In 2016, the estimated rate of homelessness for children and young people birth to 18 years in South Australia was 39 per 10,000 population, a decrease from 42 in 2011. The Australian Bureau of Statistics’ definition of homelessness is a person ‘who does not have suitable accommodation alternatives and whose current living arrangement is a dwelling that is inadequate; has no tenure, or their initial tenure is short and not extendable; or does not allow them to have control of, and access to space for social relations’.
In 2016, the rate of homelessness for Aboriginal children and young people birth to 18 years was 260 per 10,000 population, significantly less than the national average of 336.
In metropolitan Adelaide, the region with the highest rate of homelessness for children and young people birth to 18 was Adelaide – North (46 per 10,000 population). In regional/remote South Australia the region with the highest rate of homelessness was South Australia – Outback (111 per 10,000 population).
Housing costs may be the largest and least flexible item in a family budget. Housing stress may be experienced when more than 30% of a family’s total income is spent on housing.

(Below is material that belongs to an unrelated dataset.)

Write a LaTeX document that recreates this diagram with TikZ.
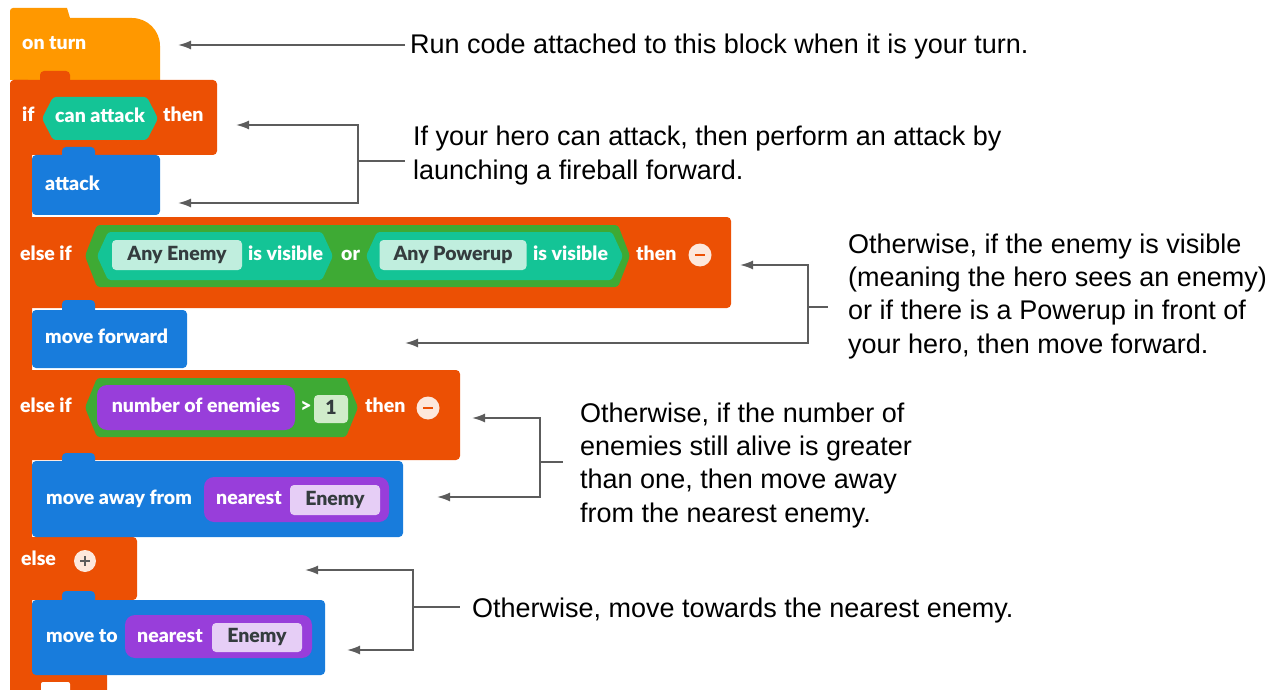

In 2016 in South Australia, the proportion of children and young people (birth to 14 years) living in a household experiencing housing stress was 21%, a decrease from 2011 (24%) and an increase from 2001 (12%).
In metropolitan Adelaide, the proportion of children and young people (birth to 14 years) living in households with housing stress was 23% and in remote South Australia the proportion was 11%.
Aboriginal children and young people in South Australia appear to be less likely to be living in households with housing stress (27%) compared to the national average (28%).